Starch-grafted-poly(acrylic acid)/Pterocladia capillacea–derived activated carbon composite for removal of methylene blue dye from water

Abstract

AbstractStarch-g-poly(acrylic acid)/Pterocladia capillacea–derived activated carbon (St-g-P(AA)/P-AC) composites were prepared via aqueous solution graft copolymerization using starch, acrylic acid, and activated carbon of red alga Pterocladia capillacea (0–10%) with N,N′-methylenebisacrylamide crosslinker and ammonium persulfate (NH4)2S2O8 initiator. Fourier-transform infrared (FTIR) spectroscopy, Brunauer–Emmett–Teller (BET), X-ray diffraction (XRD), thermogravimetric analysis (TGA), scanning electron microscopy (SEM), and energy dispersive X-ray spectroscopy (EDX) were used to characterize St-g-P(AA)/P-AC composites. Additionally, St-g-P(AA)/P-AC composites were investigated for methylene blue (MB) dye removal from water. The impact of the beginning concentration of MB dye, temperature, pH, and adsorption time on MB dye removal was examined.
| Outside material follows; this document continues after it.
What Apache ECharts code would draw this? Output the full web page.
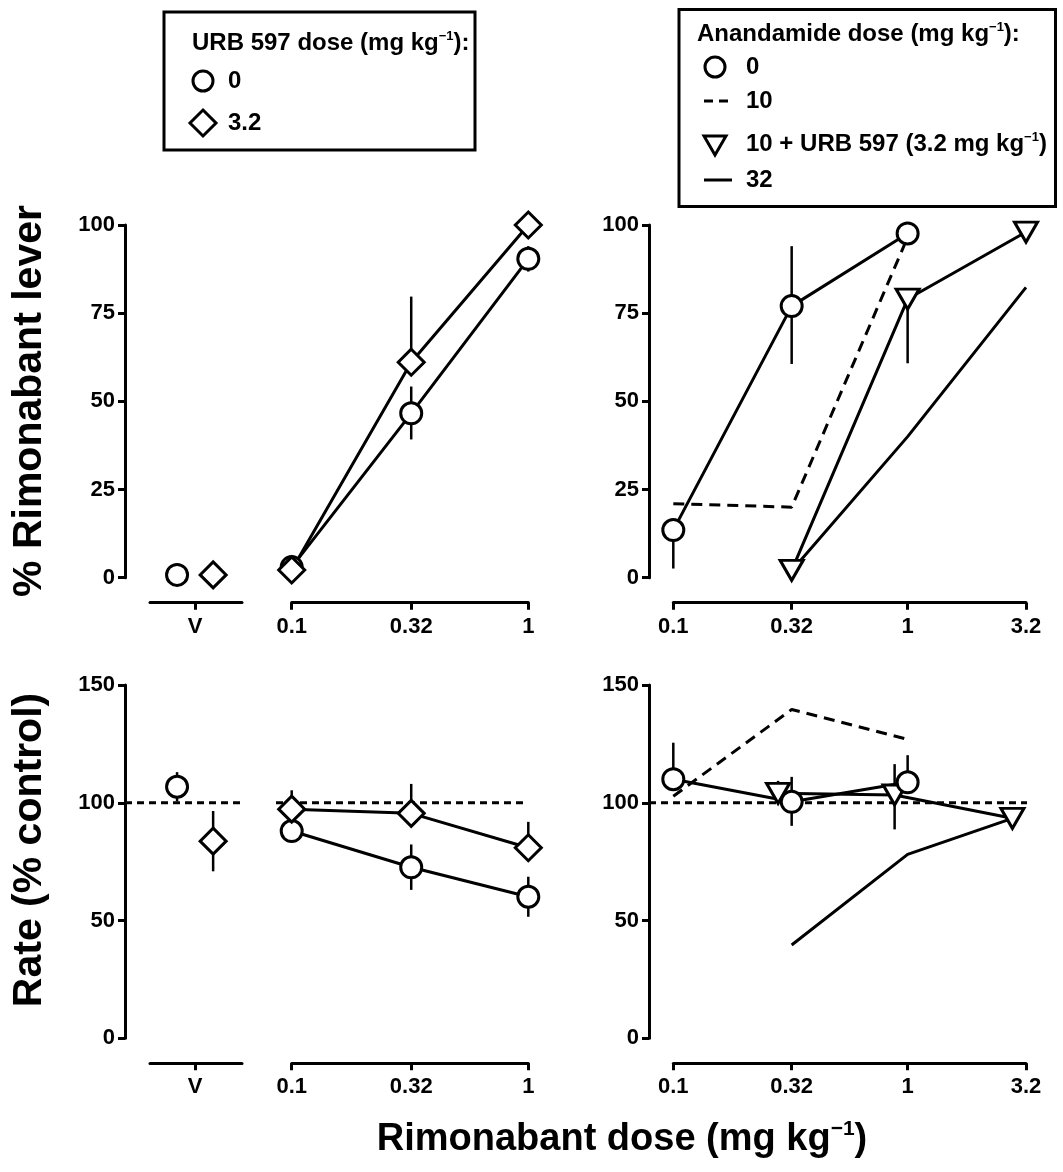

The maximum adsorption capacity obtained at pH 8 was 496.29 mg/g at 0.02 mg/L composites dose and 100 mg/L MB dye. The properties of adsorption were studied by the adsorption isotherm, kinetic, and thermodynamic models. The pseudo-first-order and Freundlich isotherm models demonstrated the kinetics and equilibrium adsorptions data, respectively. The maximum monolayer capacity (qm) was 1428.57 mg/g from Langmuir isotherm. Thermodynamic parameters indicated that the MB dye adsorption is exothermic physisorption and spontaneous. The results show that St-g-P(AA)/P-AC composites were effective for MB dye adsorption from water solution and could be recycled.